Les associations demandent un budget annuel de 2,6 milliards d’euros
Un numéro d’appel d’urgence, le 39-19, pour les femmes victimes de violences et leur entourage, a été mis en place ainsi que le dispositif Téléphone grave danger et des bracelets antirapprochement. Des mesures saluées par les associations de défense des droits des femmes, qui les jugent toutefois insuffisantes et exhortent le chef de l’Etat à changer de braquet.
En rappelant le soutien du président de la République à Gérard Depardieu, l’adoption au Sénat d’une proposition de loi contre les transitions de genre chez les mineurs, Yéléna Mandengué, membre de #NousToutes, a appelé samedi à un « sursaut » : « Nous sommes toutes et tous concernés par les violences de genre. »
« Aujourd’hui, nous sommes très inquiets concernant le financement des associations, on ferme des permanences », a déploré lors de la même conférence de presse Sarah Durocher, présidente du Planning familial.

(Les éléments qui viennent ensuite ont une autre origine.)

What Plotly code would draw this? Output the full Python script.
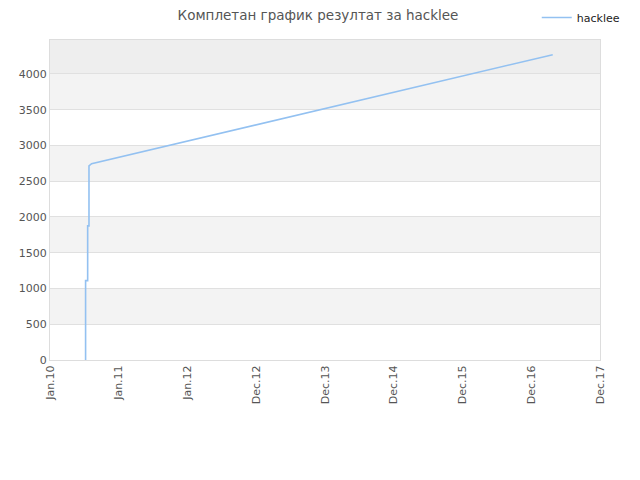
import pandas as pd
import plotly.graph_objects as go

# score history
dates = ["2010-07-09", "2010-07-09", "2010-07-20", "2010-07-20",
         "2010-07-27", "2010-07-27", "2010-08-10", "2017-04-24"]
scores = [0, 1110, 1110, 1875, 1875, 2715, 2745, 4270]

x_start = pd.Timestamp("2010-01-01")
x_end = pd.Timestamp("2017-12-31")
y_max = 4475

# 8 equal steps across the range, like the original
step = (x_end - x_start) / 8
tick_dates = [x_start + step * k for k in range(9)]

fig = go.Figure()
fig.add_trace(go.Scatter(x=dates, y=scores,
                         mode='lines',
                         name='hacklee',
                         line=dict(color='#93c1f1', width=1.6)))

# alternating bands behind the grid
shapes = []
for i, lo in enumerate(range(0, 4500, 500)):
    hi = min(lo + 500, y_max)
    if lo >= 4000:
        col = '#eeeeee'
    elif i % 2 == 1:
        col = '#f3f3f3'
    else:
        continue
    shapes.append(dict(type='rect', xref='paper', yref='y', x0=0, x1=1,
                       y0=lo, y1=hi, fillcolor=col, line_width=0, layer='below'))

# page body has an 8px margin, so everything is pulled up/left by 8px
off = 8
fig.update_layout(
    width=640, height=480,
    margin=dict(l=50 - off, r=40 + off, t=40 - off, b=120 + off, autoexpand=False),
    paper_bgcolor='white', plot_bgcolor='white',
    font=dict(family='DejaVu Sans', size=11, color='#555555'),
    title=dict(text='Комплетан график резултат за hacklee', x=(318 - off) / 640,
               xref='container', xanchor='center', y=1 - 3 / 480,
               yref='container', yanchor='top', pad=dict(t=0, b=0),
               font=dict(size=13.5, color='#555555')),
    legend=dict(x=1.045, xanchor='right', y=1.0 + 37 / 320, yanchor='top',
                itemwidth=30, font=dict(size=11, color='#222222'),
                bgcolor='rgba(0,0,0,0)'),
    showlegend=True,
    shapes=shapes,
)
fig.update_xaxes(type='date', range=[x_start, x_end], tickvals=tick_dates,
                 tickformat='%b.%y', tickangle=-90, showgrid=False, automargin=False,
                 showline=True, linecolor='#dddddd', mirror=True, zeroline=False,
                 ticks='', tickfont=dict(size=11, color='#555555'))
fig.update_yaxes(range=[0, y_max], tickvals=list(range(0, 4001, 500)),
                 showgrid=True, gridcolor='#e0e0e0', gridwidth=1, automargin=False,
                 showline=True, linecolor='#dddddd', mirror=True, zeroline=False,
                 ticks='', tickfont=dict(size=11, color='#555555'))

fig.write_html("out.html")
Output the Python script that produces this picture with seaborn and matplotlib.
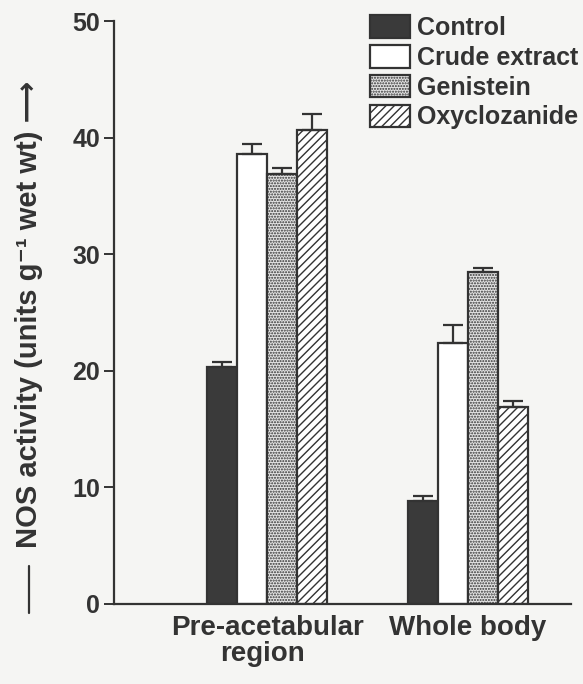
import numpy as np
import pandas as pd
import matplotlib
matplotlib.use('Agg')
import matplotlib.pyplot as plt
from matplotlib.lines import Line2D
import seaborn as sns

# values
regions = ['Pre-acetabular', 'Whole body']
treatments = ['Control', 'Crude extract', 'Genistein', 'Oxyclozanide']
control = [20.3, 8.8]
crude_extract = [38.6, 22.4]
genistein = [36.9, 28.5]
oxyclozanide = [40.7, 16.9]
control_err = [0.5, 0.5]
crude_extract_err = [0.9, 1.5]
genistein_err = [0.5, 0.3]
oxyclozanide_err = [1.3, 0.5]

means = [control, crude_extract, genistein, oxyclozanide]
errs = [control_err, crude_extract_err, genistein_err, oxyclozanide_err]

rows = []
for t, m, e in zip(treatments, means, errs):
    for r, v, s in zip(regions, m, e):
        rows.append({'region': r, 'treatment': t, 'nos': v, 'err': s})
df = pd.DataFrame(rows)

sns.set_style('ticks')
plt.rcParams['font.family'] = ['Liberation Sans', 'DejaVu Sans']
plt.rcParams['font.weight'] = 'bold'
plt.rcParams['hatch.linewidth'] = 1.0
plt.rcParams['hatch.color'] = '#333333'

bg = '#f5f5f3'
fig = plt.figure(figsize=(5.83, 6.84), dpi=100, facecolor=bg)
ax = fig.add_axes([0.1955, 0.117, 0.784, 0.852])
ax.set_facecolor(bg)

face = {'Control': '#3a3a3a', 'Crude extract': 'white',
        'Genistein': '#e4e4e4', 'Oxyclozanide': 'white'}
hatch = {'Control': '', 'Crude extract': '', 'Genistein': '......', 'Oxyclozanide': '////'}

sns.barplot(data=df, x='region', y='nos', hue='treatment', order=regions,
            hue_order=treatments, palette=face, width=0.6, errorbar=None,
            edgecolor='#333333', linewidth=1.6, ax=ax, legend=True)

# seaborn draws bars grouped by hue
for i, t in enumerate(treatments):
    for j, r in enumerate(regions):
        p = ax.patches[i * len(regions) + j]
        p.set_hatch(hatch[t])
        x = p.get_x() + p.get_width() / 2
        y = p.get_height()
        e = df[(df.treatment == t) & (df.region == r)]['err'].iloc[0]
        ax.errorbar(x, y, yerr=[[0], [e]], fmt='none', ecolor='#333333',
                    elinewidth=1.6, capsize=7, capthick=1.6, zorder=1)

ax.set_ylim(0, 50)
ax.set_xlim(-0.761, 1.512)
ax.set_yticks([0, 10, 20, 30, 40, 50])
ax.tick_params(axis='y', direction='out', length=7, width=1.4, labelsize=18,
               color='#333333', labelcolor='#333333', pad=3)
ax.tick_params(axis='x', length=0, labelsize=20, pad=8, labelcolor='#333333')
for lab in ax.get_yticklabels() + ax.get_xticklabels():
    lab.set_fontweight('bold')
sns.despine(ax=ax)
for s in ['left', 'bottom']:
    ax.spines[s].set_linewidth(1.6)
    ax.spines[s].set_color('#333333')

ax.set_xlabel('region', fontsize=20, fontweight='bold', color='#333333')
ax.xaxis.set_label_coords(0.324, -0.064)
ax.set_ylabel('NOS activity (units g\u207b\u00b9 wet wt) \u27f6',
              fontsize=21, fontweight='bold', color='#333333')
ax.yaxis.label.set_verticalalignment('center')
ax.yaxis.set_label_coords(-0.186, 0.497)
fig.add_artist(Line2D([29 / 583, 29 / 583], [1 - 613 / 684, 1 - 566 / 684],
                      color='#333333', lw=1.6))

handles, labels = ax.get_legend_handles_labels()
for h, t in zip(handles, treatments):
    h.set_hatch(hatch[t])
leg = ax.legend(handles, labels, loc='upper left', bbox_to_anchor=(0.56, 1.01),
                frameon=False, prop={'size': 18, 'weight': 'bold'},
                handlelength=1.6, handleheight=1.0, labelspacing=0.2,
                handletextpad=0.3, borderaxespad=0, borderpad=0)
for txt in leg.get_texts():
    txt.set_color('#333333')

fig.savefig('out.png', dpi=100, facecolor=fig.get_facecolor())
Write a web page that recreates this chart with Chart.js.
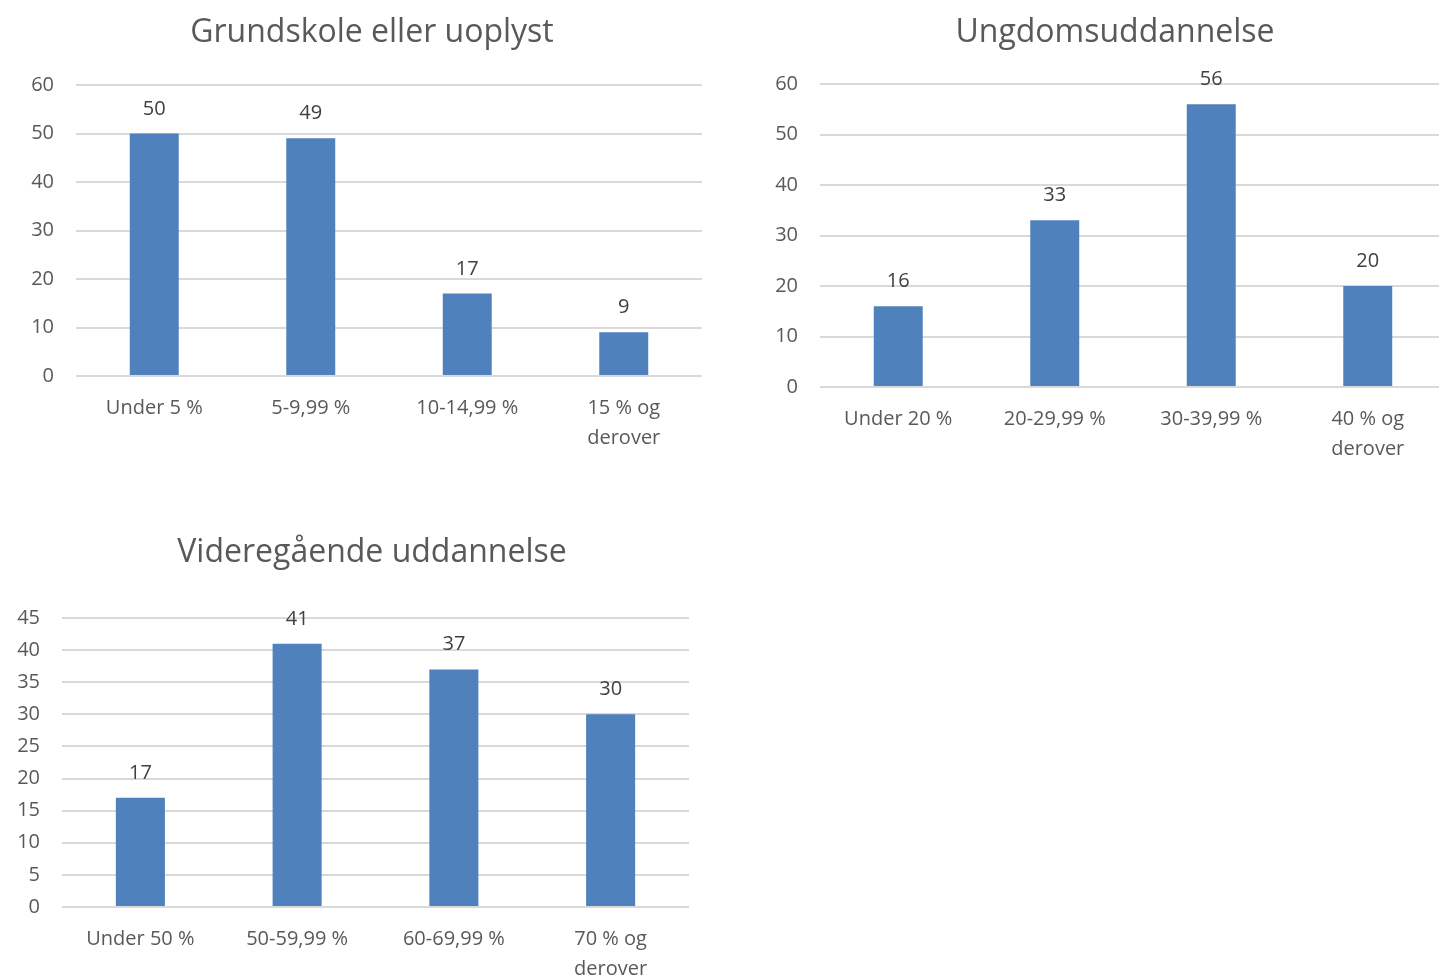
<!DOCTYPE html>
<html><head><meta charset="utf-8">
<script src="https://cdn.jsdelivr.net/npm/chart.js@4"></script>
<style>
html,body{margin:0;padding:0;background:#fff;overflow:hidden;width:1439px;height:976px;}
.box{position:absolute;}
</style></head>
<body>
<div class="box" id="b1" style="left:0;top:0;width:744px;height:480px;"><canvas id="c1"></canvas></div>
<div class="box" id="b2" style="left:744px;top:0;width:742px;height:480px;"><canvas id="c2"></canvas></div>
<div class="box" id="b3" style="left:0;top:500px;width:744px;height:476px;"><canvas id="c3"></canvas></div>
<script>
const title1 = "Grundskole eller uoplyst";
const cats1 = ["Under 5 %", "5-9,99 %", "10-14,99 %", ["15 % og", "derover"]];
const vals1 = [50, 49, 17, 9];

const title2 = "Ungdomsuddannelse";
const cats2 = ["Under 20 %", "20-29,99 %", "30-39,99 %", ["40 % og", "derover"]];
const vals2 = [16, 33, 56, 20];

const title3 = "Videregående uddannelse";
const cats3 = ["Under 50 %", "50-59,99 %", "60-69,99 %", ["70 % og", "derover"]];
const vals3 = [17, 41, 37, 30];

const FONT = "'Open Sans', 'DejaVu Sans', sans-serif";

const labelPlugin = {
  id: 'valLabels',
  afterDatasetsDraw(chart) {
    const ctx = chart.ctx;
    const ds = chart.data.datasets[0];
    const meta = chart.getDatasetMeta(0);
    ctx.save();
    ctx.font = "20px " + FONT;
    ctx.fillStyle = "#404040";
    ctx.textAlign = "center";
    ctx.textBaseline = "alphabetic";
    meta.data.forEach((bar, i) => {
      ctx.fillText(String(ds.data[i]), bar.x, bar.y - 19);
    });
    ctx.restore();
  }
};

function make(id, title, cats, vals, opt) {
  new Chart(document.getElementById(id), {
    type: 'bar',
    data: { labels: cats, datasets: [{ data: vals, backgroundColor: '#4f81bd', borderWidth: 0,
      categoryPercentage: 1, barPercentage: 49 / 156.6 }] },
    plugins: [labelPlugin],
    options: {
      responsive: true, maintainAspectRatio: false, animation: false,
      layout: { padding: 0 },
      plugins: {
        legend: { display: false }, tooltip: { enabled: false },
        title: { display: true, text: title, color: '#595959',
          font: { family: FONT, size: 32, weight: 'normal', lineHeight: '38px' },
          padding: { top: opt.titleTop, bottom: opt.titleBottom } }
      },
      scales: {
        x: {
          grid: { display: false, drawTicks: false },
          border: { display: false },
          ticks: { color: '#595959', font: { family: FONT, size: 20, lineHeight: 1.5 }, padding: 17, maxRotation: 0, autoSkip: false },
          afterFit(s) { s.height = opt.xHeight; }
        },
        y: {
          min: 0, max: opt.max,
          grid: { color: '#d9d9d9', lineWidth: 2, drawTicks: false },
          border: { display: false },
          ticks: { stepSize: opt.step, color: '#595959', font: { family: FONT, size: 20 }, padding: 22 },
          afterFit(s) { s.width = opt.yWidth; }
        },
        ySpace: {
          position: 'right', display: true,
          grid: { display: false, drawTicks: false, drawOnChartArea: false },
          border: { display: false },
          ticks: { display: false },
          afterFit(s) { s.width = opt.rightSpace; }
        }
      }
    }
  });
}

make('c1', title1, cats1, vals1, { rightSpace: 42, yWidth: 76, titleTop: 14, titleBottom: 33, xHeight: 104, max: 60, step: 10 });
make('c2', title2, cats2, vals2, { rightSpace: 40, yWidth: 76, titleTop: 14, titleBottom: 32, xHeight: 93, max: 60, step: 10 });
make('c3', title3, cats3, vals3, { rightSpace: 55, yWidth: 62, titleTop: 34, titleBottom: 46, xHeight: 69, max: 45, step: 5 });
</script>
</body></html>
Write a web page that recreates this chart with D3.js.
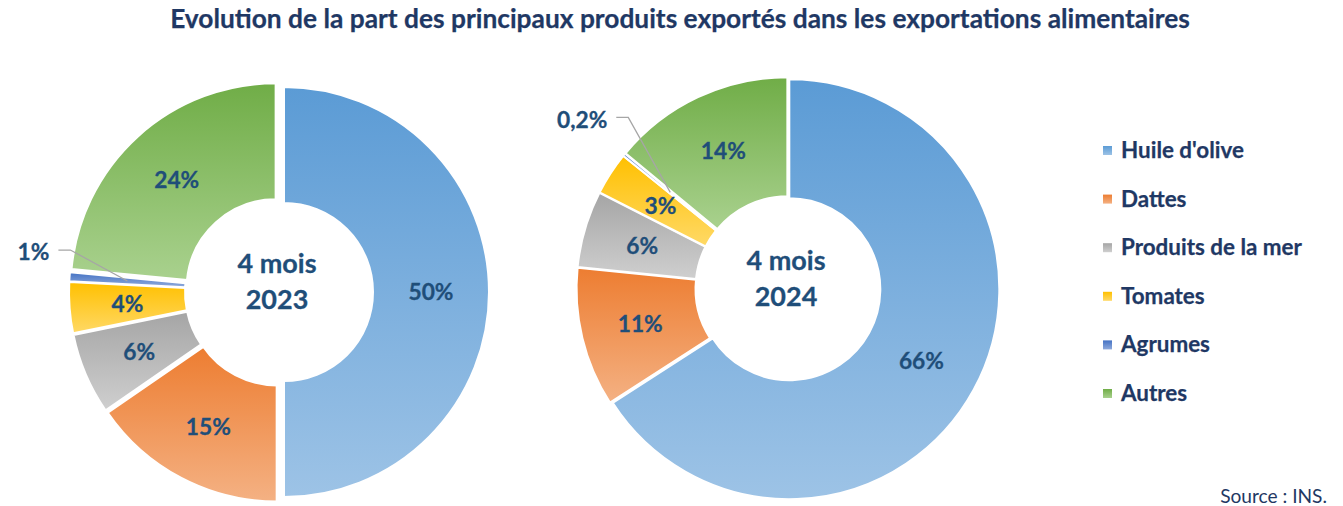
<!DOCTYPE html>
<html><head><meta charset="utf-8">
<script src="https://cdn.jsdelivr.net/npm/d3@7"></script>
<style>
body{margin:0;background:#fff}
svg{display:block}
text{font-family:Lato,"Open Sans","DejaVu Sans",sans-serif}
</style>
</head><body>
<svg id="chart" width="1343" height="506"></svg>
<script>
// ---- data ----
const categories = ["Huile d'olive", "Dattes", "Produits de la mer", "Tomates", "Agrumes", "Autres"];
const values2023 = [50.0, 15.4, 6.4, 4.0, 0.7, 23.5];
const values2024 = [65.9, 10.7, 5.9, 3.3, 0.2, 14.0];
const labels2023 = ["50%", "15%", "6%", "4%", "1%", "24%"];
const labels2024 = ["66%", "11%", "6%", "3%", "0,2%", "14%"];
const periodPrefix = "4 mois";
const years = ["2023", "2024"];
const titleText = "Evolution de la part des principaux produits exportés dans les exportations alimentaires";
const sourceText = "Source : INS.";

// ---- styles ----
const topColors = ["#5B9BD5", "#ED7D31", "#A5A5A5", "#FFC000", "#4472C4", "#70AD47"];
const bottomColors = ["#9DC3E6", "#F4B183", "#CFCFCF", "#FFD966", "#8FAADC", "#A9D18E"];
const labelColor = "#1F4E79";
const titleColor = "#1F3864";
const calloutIndex = 4;

const charts = [
  {values: values2023, labels: labels2023, year: years[0], cx: 279, cy: 292, R: 205, r: 89, explode: 5, callout: {dx: -57, dy: -31}},
  {values: values2024, labels: labels2024, year: years[1], cx: 788, cy: 288.5, R: 210, r: 91, explode: 1.5, callout: {dx: -42, dy: -75}}
];

const svg = d3.select("#chart");
const defs = svg.append("defs");
categories.forEach((c, i) => {
  const g = defs.append("linearGradient").attr("id", "grad" + i)
    .attr("x1", 0).attr("y1", 0).attr("x2", 0).attr("y2", 1);
  g.append("stop").attr("offset", "0%").attr("stop-color", topColors[i]);
  g.append("stop").attr("offset", "100%").attr("stop-color", bottomColors[i]);
});

// measure helper: font size giving a target width
function fitSize(str, weight, target) {
  const t = svg.append("text").attr("font-weight", weight).attr("font-size", 20).text(str);
  const w = t.node().getComputedTextLength();
  t.remove();
  return 20 * target / w;
}
const titleSize = fitSize(titleText, 700, 1020);
const labelSize = fitSize("50%", 700, 45);
const centerSize = fitSize(periodPrefix, 700, 79);
const legendSize = fitSize(categories[2], 700, 181);
const sourceSize = fitSize(sourceText, 400, 107);

// title
svg.append("text")
  .attr("x", 680).attr("y", 28)
  .attr("text-anchor", "middle")
  .attr("font-weight", 700).attr("font-size", titleSize)
  .attr("fill", titleColor).attr("stroke", titleColor).attr("stroke-width", 0.25)
  .text(titleText);

const pie = d3.pie().sort(null).value(d => d).startAngle(0).endAngle(2 * Math.PI);

charts.forEach(ch => {
  const arcs = pie(ch.values);
  const arc = d3.arc().innerRadius(ch.r).outerRadius(ch.R);
  const g = svg.append("g").attr("transform", `translate(${ch.cx},${ch.cy})`);
  const off = a => {
    const m = (a.startAngle + a.endAngle) / 2;
    return [ch.explode * Math.sin(m), -ch.explode * Math.cos(m)];
  };
  g.selectAll("path.slice").data(arcs).join("path")
    .attr("class", "slice")
    .attr("d", arc)
    .attr("transform", a => { const o = off(a); return `translate(${o[0]},${o[1]})`; })
    .attr("fill", (a, i) => `url(#grad${i})`)
    .attr("stroke", "#fff").attr("stroke-width", 2).attr("stroke-linejoin", "miter");

  // labels
  arcs.forEach((a, i) => {
    const o = off(a);
    const c = arc.centroid(a);
    const px = c[0] + o[0], py = c[1] + o[1];
    let t;
    if (i === calloutIndex) {
      const ex = px + ch.callout.dx, ey = py + ch.callout.dy;
      g.append("polyline")
        .attr("points", `${px},${py} ${ex},${ey} ${ex - 12},${ey}`)
        .attr("fill", "none").attr("stroke", "#A6A6A6").attr("stroke-width", 1.3);
      t = g.append("text")
        .attr("x", ex - 21).attr("y", ey + 2)
        .attr("text-anchor", "end");
    } else {
      t = g.append("text")
        .attr("x", px).attr("y", py)
        .attr("text-anchor", "middle");
    }
    t.attr("dy", "0.36em")
      .attr("font-weight", 700).attr("font-size", labelSize)
      .attr("fill", labelColor).attr("stroke", labelColor).attr("stroke-width", 0.3)
      .text(ch.labels[i]);
  });

  // center text
  [periodPrefix, ch.year].forEach((s, k) => {
    g.append("text").attr("x", -2).attr("y", k === 0 ? -19 : 17)
      .attr("text-anchor", "middle").attr("font-weight", 700).attr("font-size", centerSize)
      .attr("fill", labelColor).attr("stroke", labelColor).attr("stroke-width", 0.3)
      .text(s);
  });
});

// legend
const legendY = d3.scalePoint().domain(categories).range([150, 393]);
const lg = svg.append("g");
categories.forEach((c, i) => {
  const y = legendY(c);
  lg.append("rect").attr("x", 1103).attr("y", y - 4).attr("width", 9).attr("height", 9)
    .attr("fill", `url(#grad${i})`);
  lg.append("text").attr("x", 1121).attr("y", y).attr("dy", "0.36em")
    .attr("font-weight", 700).attr("font-size", legendSize)
    .attr("fill", titleColor).attr("stroke", titleColor).attr("stroke-width", 0.25)
    .text(c);
});

svg.append("text").attr("x", 1327).attr("y", 503)
  .attr("text-anchor", "end").attr("font-size", sourceSize).attr("fill", titleColor)
  .text(sourceText);
</script>
</body></html>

Les associations réclament un budget total de 2,6 milliards d’euros par an et une « loi-cadre intégrale » pour remplacer une législation actuelle qu’elles jugent « morcelée et incomplète ». La secrétaire d’Etat chargée de l’égalité entre les femmes et les hommes, Salima Saa, a promis « des mesures concrètes et efficaces » pour le 25 novembre.
Ces mesures viseront, entre autres, à « améliorer les dispositifs d’aller-vers » les victimes, notamment en milieu rural, à renforcer « l’accueil et la prise en charge des victimes » par une « formation des acteurs en première ligne », a-t-elle précisé.